National Fertilizer Company of Nigeria

From NigerianWiki
Jump to navigation Jump to search

The National Fertilizer Company of Nigeria also called NAFCON but now called Notore Chemical Industries was a state owned company which was later sold to a private firm, 0-Secul Nigeria Ltd for $152 million. It is the major fertilizer producing firm in Nigeria but because of its comatose production rate since 1999, it did little to dent the nation's need to import fertilizer or to assuage the perennial shortage of fertilizer in the country.

The firm

The company makes use of a gas supply pipeline from the Alakiri gas fields to fire its plants located at Onne along Okrika Creek.
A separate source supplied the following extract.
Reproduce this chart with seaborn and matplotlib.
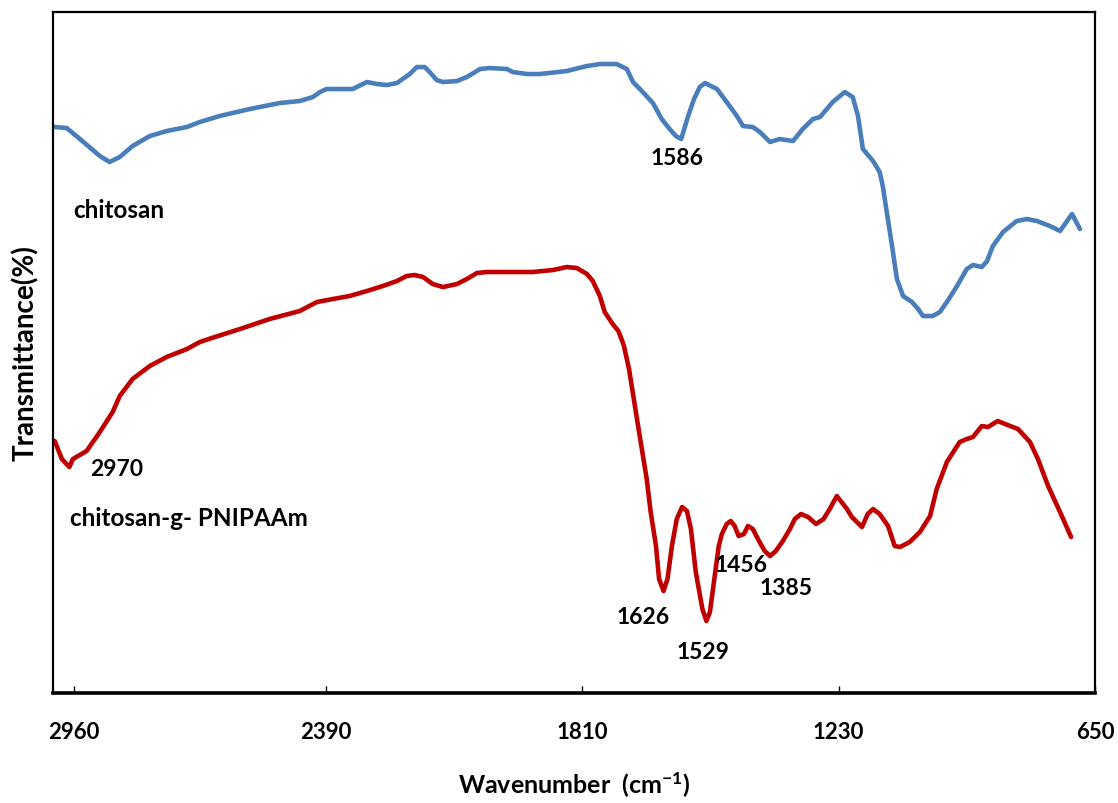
import matplotlib
matplotlib.use("Agg")
import matplotlib.pyplot as plt
import seaborn as sns
import pandas as pd

# FTIR spectra (wavenumber in cm-1, transmittance in arbitrary offset units)
chitosan_wn = [3003, 2976, 2946, 2901, 2879, 2856, 2827, 2788, 2750, 2704, 2675, 2630,
               2562, 2494, 2449, 2419, 2403, 2388, 2329, 2297, 2274, 2252, 2229, 2200,
               2184, 2166, 2155, 2139, 2125, 2093, 2071, 2041, 2019, 1980, 1967, 1935,
               1906, 1845, 1799, 1770, 1732, 1709, 1695, 1673, 1650, 1630, 1612, 1598,
               1586, 1571, 1557, 1544, 1532, 1505, 1483, 1460, 1446, 1424, 1408, 1385,
               1363, 1333, 1311, 1288, 1272, 1243, 1216, 1198, 1186, 1175, 1152, 1137,
               1130, 1121, 1109, 1098, 1084, 1064, 1050, 1039, 1017, 1001, 985, 962,
               940, 926, 906, 894, 881, 858, 827, 804, 781, 752, 729, 702, 684]
chitosan_t = [56.6, 56.5, 55.4, 53.7, 53.1, 53.6, 54.7, 55.7, 56.2, 56.6, 57.1, 57.7,
              58.4, 59.0, 59.2, 59.6, 60.1, 60.4, 60.4, 61.1, 60.9, 60.8, 61.0, 61.9,
              62.6, 62.6, 62.1, 61.3, 61.1, 61.2, 61.6, 62.4, 62.5, 62.4, 62.1, 61.9,
              61.9, 62.2, 62.7, 62.9, 62.9, 62.4, 61.1, 60.1, 59.0, 57.4, 56.4, 55.7,
              55.4, 57.6, 59.4, 60.6, 61.0, 60.4, 59.1, 57.7, 56.7, 56.6, 56.1, 55.1,
              55.4, 55.2, 56.4, 57.4, 57.6, 59.1, 60.1, 59.6, 57.7, 54.4, 53.2, 52.1,
              50.7, 48.1, 44.7, 41.4, 39.7, 39.1, 38.4, 37.7, 37.7, 38.1, 39.1, 40.7,
              42.4, 42.8, 42.6, 43.2, 44.7, 46.1, 47.2, 47.4, 47.2, 46.7, 46.2, 47.9, 46.4]

graft_wn = [3003, 2987, 2970, 2962, 2931, 2901, 2872, 2856, 2827, 2788, 2750, 2704,
            2675, 2641, 2584, 2517, 2449, 2410, 2374, 2336, 2297, 2261, 2229, 2207,
            2189, 2170, 2148, 2125, 2093, 2071, 2048, 2026, 1996, 1958, 1922, 1876,
            1845, 1822, 1799, 1786, 1770, 1759, 1741, 1728, 1716, 1704, 1686, 1664,
            1655, 1643, 1636, 1626, 1617, 1607, 1596, 1584, 1573, 1564, 1553, 1538,
            1529, 1521, 1511, 1501, 1494, 1483, 1474, 1465, 1456, 1444, 1435, 1424,
            1410, 1397, 1385, 1372, 1356, 1340, 1329, 1315, 1299, 1281, 1264, 1250,
            1234, 1211, 1200, 1177, 1164, 1152, 1137, 1118, 1103, 1091, 1069, 1046,
            1023, 1008, 985, 956, 940, 926, 906, 892, 870, 842, 824, 797, 779, 756,
            729, 704]
graft_t = [25.2, 23.4, 22.6, 23.4, 24.2, 26.1, 28.1, 29.7, 31.4, 32.7, 33.6, 34.4,
           35.1, 35.6, 36.4, 37.4, 38.2, 39.1, 39.4, 39.7, 40.2, 40.7, 41.2, 41.7,
           41.8, 41.6, 40.9, 40.6, 40.9, 41.4, 42.0, 42.1, 42.1, 42.1, 42.1, 42.3,
           42.6, 42.5, 41.9, 41.2, 39.7, 38.1, 36.9, 36.2, 34.8, 32.4, 27.4, 21.4,
           18.1, 14.7, 11.4, 10.2, 11.4, 14.7, 17.4, 18.6, 18.2, 16.4, 12.1, 8.4,
           7.2, 8.1, 11.4, 14.7, 15.9, 16.9, 17.2, 16.7, 15.7, 15.9, 16.7, 16.4,
           15.2, 14.2, 13.7, 14.2, 15.2, 16.4, 17.4, 17.9, 17.6, 16.9, 17.4, 18.4,
           19.7, 18.4, 17.6, 16.6, 17.9, 18.4, 17.9, 16.7, 14.7, 14.6, 15.1, 16.1,
           17.7, 20.4, 23.1, 25.1, 25.4, 25.6, 26.7, 26.6, 27.2, 26.7, 26.4, 25.1,
           23.4, 20.7, 18.1, 15.6]

series_names = ["chitosan", "chitosan-g- PNIPAAm"]
series_colors = ["#4A7EBB", "#C00000"]
x_ticks = [2960, 2390, 1810, 1230, 650]
peak_labels = [("1586", 1596, 53.6), ("2970", 2863, 22.5), ("1626", 1673, 7.7),
               ("1529", 1537, 4.2), ("1456", 1451, 12.9), ("1385", 1349, 10.6)]

sns.set_theme(style="white")
plt.rcParams["font.family"] = ["Lato", "DejaVu Sans"]
plt.rcParams["font.weight"] = "bold"
plt.rcParams["mathtext.fontset"] = "custom"
plt.rcParams["mathtext.rm"] = "Lato:bold"
plt.rcParams["mathtext.it"] = "Lato:bold:italic"
plt.rcParams["mathtext.bf"] = "Lato:bold"
plt.rcParams["mathtext.default"] = "rm"

df = pd.concat([
    pd.DataFrame({"wn": chitosan_wn, "T": chitosan_t, "sample": series_names[0]}),
    pd.DataFrame({"wn": graft_wn, "T": graft_t, "sample": series_names[1]}),
])

fig = plt.figure(figsize=(11.18, 8.04), dpi=100)
ax = fig.add_axes([0.0474, 0.1368, 0.9794 - 0.0474, 0.9838 - 0.1368])

sns.lineplot(data=df, x="wn", y="T", hue="sample", palette=series_colors,
             hue_order=series_names, sort=False, estimator=None,
             linewidth=3.3, legend=False, ax=ax)
for line in ax.get_lines():
    line.set_solid_joinstyle("round")
    line.set_solid_capstyle("round")

ax.set_xlim(3007, 650)
ax.set_ylim(0, 68.1)
ax.set_xticks(x_ticks)
ax.set_xticklabels([str(v) for v in x_ticks])
ax.set_yticks([])
ax.tick_params(axis="x", bottom=True, direction="in", length=5, width=1,
               pad=20, labelsize=16, colors="black")
for lbl in ax.get_xticklabels():
    lbl.set_fontweight("bold")

for side in ["left", "right", "top"]:
    ax.spines[side].set_color("black")
    ax.spines[side].set_linewidth(1.6)
ax.spines["bottom"].set_color("black")
ax.spines["bottom"].set_linewidth(2.6)

ax.set_xlabel("Wavenumber  (cm$^{-1}$)", fontsize=18, fontweight="bold",
              labelpad=20, color="black")
ax.set_ylabel("Transmittance(%)", fontsize=20, fontweight="bold",
              labelpad=10, color="black")

ax.text(2962, 48.4, series_names[0], fontsize=17.5, fontweight="bold",
        ha="left", va="center", color="black")
ax.text(2969, 17.6, series_names[1], fontsize=17.5, fontweight="bold",
        ha="left", va="center", color="black")
for txt, xv, yv in peak_labels:
    ax.text(xv, yv, txt, fontsize=16.5, fontweight="bold", ha="center",
            va="center", color="black")

fig.savefig("out.png", dpi=100)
The plant produces urea, ammonia and NPK fertilizers with an installed capacity of 1.2m tons per annum. The urea plant has a capacity to produce 1500 metric tons per day, the ammonia plant has a capacity for a 1000 mt and the NPK and phosphate plant has a capacity to produce 1650 mt per day.

The plant is located near an ocean terminal port that serves as an export zone for its products.

History

The Idea of a fertilizer plant was raised in the mid 1970s preceding a feasibility survey for the project. NAFCON was formally established in 1981 during the Green Revolution period and at a time financing was sought for the project from Nigerian, Japanese and American banks. Originally, it started out as a joint venture between the Federal Government of Nigeria (70%) and Kellog of Houston (30%). However, the Nigerian National Petroleum Corporation acquired the shares held by Kellog in 1991. The company started production on July 23, 1987. The fertilizer plant was built at a cost close to $800m.

The prices of the firm's major product was usually under state control as subsidy on fertilizer was a major political issue in many agrarian states. But after subsidy was removed in the 1990s, the price of fertilizer skyrocketed and corrupt practices prevented efficient distribution of the product on time to farmers.

The company being partly a resource based industry as a result of the availability of natural gas in the area is also the leading industrial contributor of nitrogen pollution in the Port Harcourt area.